Images are not part of the copy; transcribe all the data exactly.

(Plotting code records)
__________________________________________________
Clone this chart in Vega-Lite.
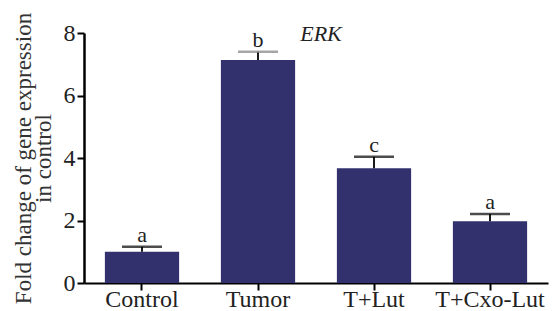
{
  "$schema": "https://vega.github.io/schema/vega-lite/v6.json",
  "autosize": "none",
  "width": 464,
  "height": 250,
  "padding": {"left": 84, "top": 33, "right": 7, "bottom": 28},
  "background": "white",
  "config": {
    "view": {"stroke": null},
    "font": "Liberation Serif"
  },
  "title": {
    "text": "ERK",
    "fontStyle": "italic",
    "fontWeight": "normal",
    "font": "Liberation Serif",
    "fontSize": 22,
    "color": "#222222",
    "anchor": "middle",
    "frame": "group",
    "offset": 0,
    "baseline": "alphabetic",
    "dx": 5,
    "dy": 51
  },
  "data": {
    "values": [
      {"group": "Control", "mean": 1.0, "upper": 1.16, "letter": "a"},
      {"group": "Tumor", "mean": 7.14, "upper": 7.4, "letter": "b"},
      {"group": "T+Lut", "mean": 3.67, "upper": 4.04, "letter": "c"},
      {"group": "T+Cxo-Lut", "mean": 1.98, "upper": 2.21, "letter": "a"}
    ]
  },
  "encoding": {
    "x": {
      "field": "group",
      "type": "nominal",
      "sort": null,
      "scale": {"paddingInner": 0.36, "paddingOuter": 0.18},
      "axis": {
        "title": null,
        "labelAngle": 0,
        "labelFont": "Liberation Serif",
        "labelFontSize": 24,
        "labelColor": "#222222",
        "labelPadding": -3,
        "tickSize": 7,
        "tickWidth": 2,
        "tickColor": "black",
        "domainColor": "black",
        "domainWidth": 2
      }
    }
  },
  "layer": [
    {
      "mark": {"type": "bar", "color": "#33306e"},
      "encoding": {
        "y": {
          "field": "mean",
          "type": "quantitative",
          "scale": {"domain": [0, 8], "nice": false},
          "axis": {
            "values": [0, 2, 4, 6, 8],
            "grid": false,
            "title": ["Fold change of gene expression", "in control"],
            "titleFont": "Liberation Serif",
            "titleFontSize": 23,
            "titleFontWeight": "normal",
            "titleColor": "#333333",
            "titleLineHeight": 20,
            "titlePadding": 8,
            "labelFont": "Liberation Serif",
            "labelFontSize": 24,
            "labelColor": "#222222",
            "labelPadding": 2,
            "tickSize": 7,
            "tickWidth": 2,
            "tickColor": "black",
            "domainColor": "black",
            "domainWidth": 2.5
          }
        }
      }
    },
    {
      "mark": {"type": "rule", "color": "black", "strokeWidth": 1.8},
      "encoding": {
        "y": {"field": "mean", "type": "quantitative"},
        "y2": {"field": "upper"}
      }
    },
    {
      "mark": {"type": "tick", "thickness": 2.5, "size": 40},
      "encoding": {
        "y": {"field": "upper", "type": "quantitative"},
        "color": {
          "condition": {"test": "datum.group === 'Tumor'", "value": "#808080"},
          "value": "black"
        }
      }
    },
    {
      "mark": {"type": "text", "font": "Liberation Serif", "fontSize": 22, "baseline": "alphabetic", "dy": -5, "color": "#222222"},
      "encoding": {
        "y": {"field": "upper", "type": "quantitative"},
        "text": {"field": "letter"}
      }
    }
  ]
}
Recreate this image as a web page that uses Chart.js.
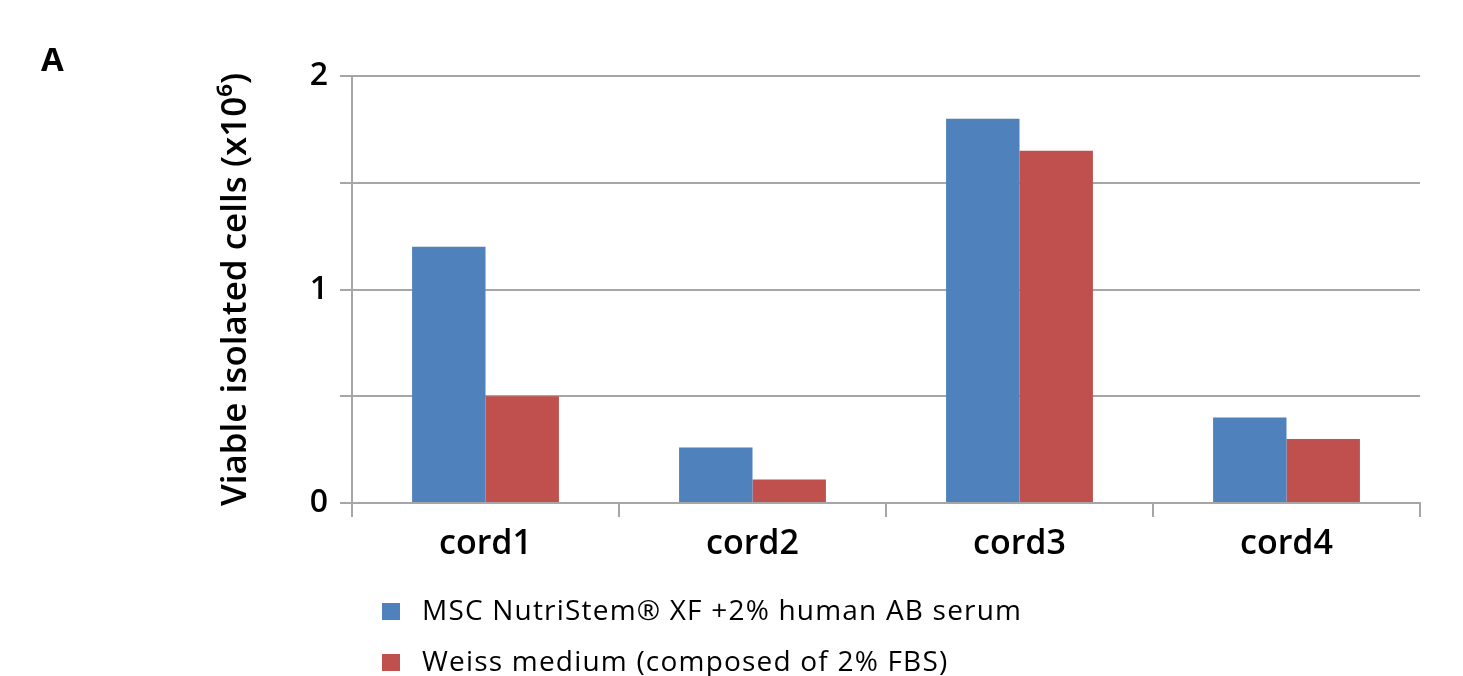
__________________________________________________
Right answer:
Clone this chart in Vega-Lite.
{
  "$schema": "https://vega.github.io/schema/vega-lite/v6.json",
  "autosize": "none",
  "width": 464,
  "height": 250,
  "padding": {"left": 84, "top": 33, "right": 7, "bottom": 28},
  "background": "white",
  "config": {
    "view": {"stroke": null},
    "font": "Liberation Serif"
  },
  "title": {
    "text": "ERK",
    "fontStyle": "italic",
    "fontWeight": "normal",
    "font": "Liberation Serif",
    "fontSize": 22,
    "color": "#222222",
    "anchor": "middle",
    "frame": "group",
    "offset": 0,
    "baseline": "alphabetic",
    "dx": 5,
    "dy": 51
  },
  "data": {
    "values": [
      {"group": "Control", "mean": 1.0, "upper": 1.16, "letter": "a"},
      {"group": "Tumor", "mean": 7.14, "upper": 7.4, "letter": "b"},
      {"group": "T+Lut", "mean": 3.67, "upper": 4.04, "letter": "c"},
      {"group": "T+Cxo-Lut", "mean": 1.98, "upper": 2.21, "letter": "a"}
    ]
  },
  "encoding": {
    "x": {
      "field": "group",
      "type": "nominal",
      "sort": null,
      "scale": {"paddingInner": 0.36, "paddingOuter": 0.18},
      "axis": {
        "title": null,
        "labelAngle": 0,
        "labelFont": "Liberation Serif",
        "labelFontSize": 24,
        "labelColor": "#222222",
        "labelPadding": -3,
        "tickSize": 7,
        "tickWidth": 2,
        "tickColor": "black",
        "domainColor": "black",
        "domainWidth": 2
      }
    }
  },
  "layer": [
    {
      "mark": {"type": "bar", "color": "#33306e"},
      "encoding": {
        "y": {
          "field": "mean",
          "type": "quantitative",
          "scale": {"domain": [0, 8], "nice": false},
          "axis": {
            "values": [0, 2, 4, 6, 8],
            "grid": false,
            "title": ["Fold change of gene expression", "in control"],
            "titleFont": "Liberation Serif",
            "titleFontSize": 23,
            "titleFontWeight": "normal",
            "titleColor": "#333333",
            "titleLineHeight": 20,
            "titlePadding": 8,
            "labelFont": "Liberation Serif",
            "labelFontSize": 24,
            "labelColor": "#222222",
            "labelPadding": 2,
            "tickSize": 7,
            "tickWidth": 2,
            "tickColor": "black",
            "domainColor": "black",
            "domainWidth": 2.5
          }
        }
      }
    },
    {
      "mark": {"type": "rule", "color": "black", "strokeWidth": 1.8},
      "encoding": {
        "y": {"field": "mean", "type": "quantitative"},
        "y2": {"field": "upper"}
      }
    },
    {
      "mark": {"type": "tick", "thickness": 2.5, "size": 40},
      "encoding": {
        "y": {"field": "upper", "type": "quantitative"},
        "color": {
          "condition": {"test": "datum.group === 'Tumor'", "value": "#808080"},
          "value": "black"
        }
      }
    },
    {
      "mark": {"type": "text", "font": "Liberation Serif", "fontSize": 22, "baseline": "alphabetic", "dy": -5, "color": "#222222"},
      "encoding": {
        "y": {"field": "upper", "type": "quantitative"},
        "text": {"field": "letter"}
      }
    }
  ]
}
Recreate this image as a web page that uses Chart.js.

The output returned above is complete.